The D.C. child welfare agency is at risk of backsliding into ruin as an understaffed team of social workers is overwhelmed by soaring hotline calls and investigations into child abuse, a court-appointed monitor said Thursday.

The problems flow from the case of Banita Jacks, who is accused of murdering her four daughters after Child and Family Services Agency employees failed to follow up on warnings of trouble in the family’s Southeast home.

The high-profile arrest last month spurred a fourfold increase in calls to the agency’s child protection hotline, a tripling of investigations into child abuse and neglect, and a doubling of children removed from their homes.

“If this upsurge continues, we expect the local child welfare caseload to rise over the next few months, reversing the trend of the last several years,” CFSA Director Sharlynn Bobo told the panel.

Social workers with the CFSA are facing caseloads as high as 29 investigations per worker, more than double the accepted level, Clare Anderson, part of a team monitoring CFSA, told the D.C. Council’s Human Services Committee.

The agency’s Intake and Investigations Administration “has been destabilized and is struggling to meet the demands placed upon it,” Anderson said.

“Much progress has been made by the District in the past five years,” Anderson told the committee, chaired by Ward 6 Councilman Tommy Wells. “But there is now a heightened risk of that work being derailed and an increased danger of falling backward.”

The increased workload is likely to have a “ripple effect” on foster care caseloads, visitation and placements, in addition to other agency functions, Anderson warned.

Bobo announced that she has redirected several employees into child protective services to investigate abuse claims, and is considering contracting for outside social workers. Six CFSA employees were fired last month, days after Jacks was arrested.

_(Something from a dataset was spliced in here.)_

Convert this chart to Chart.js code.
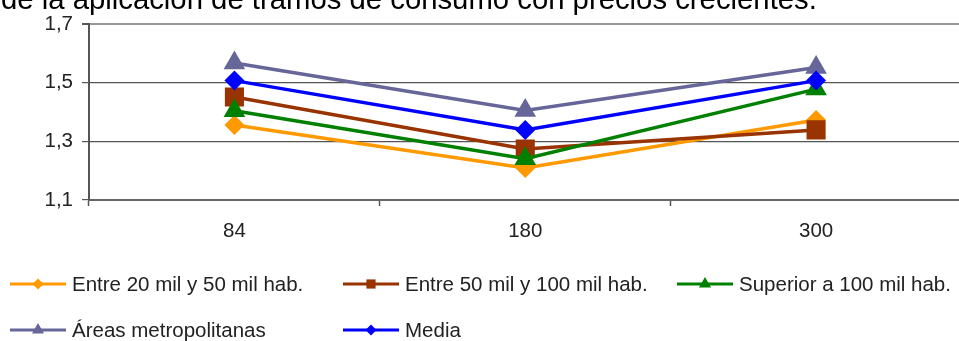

Wells questioned the use of contracted social workers, telling Bobo, “You’ve got to have expertise, not just box checkers.”

Bobo also revealed that four of the 309 child abuse cases from 2007 that were closed as “incomplete” — as the Jacks case was — have been reopened and referred to child protective services. Another 70 are undergoing a second-level review. Bobo would provide no additional details.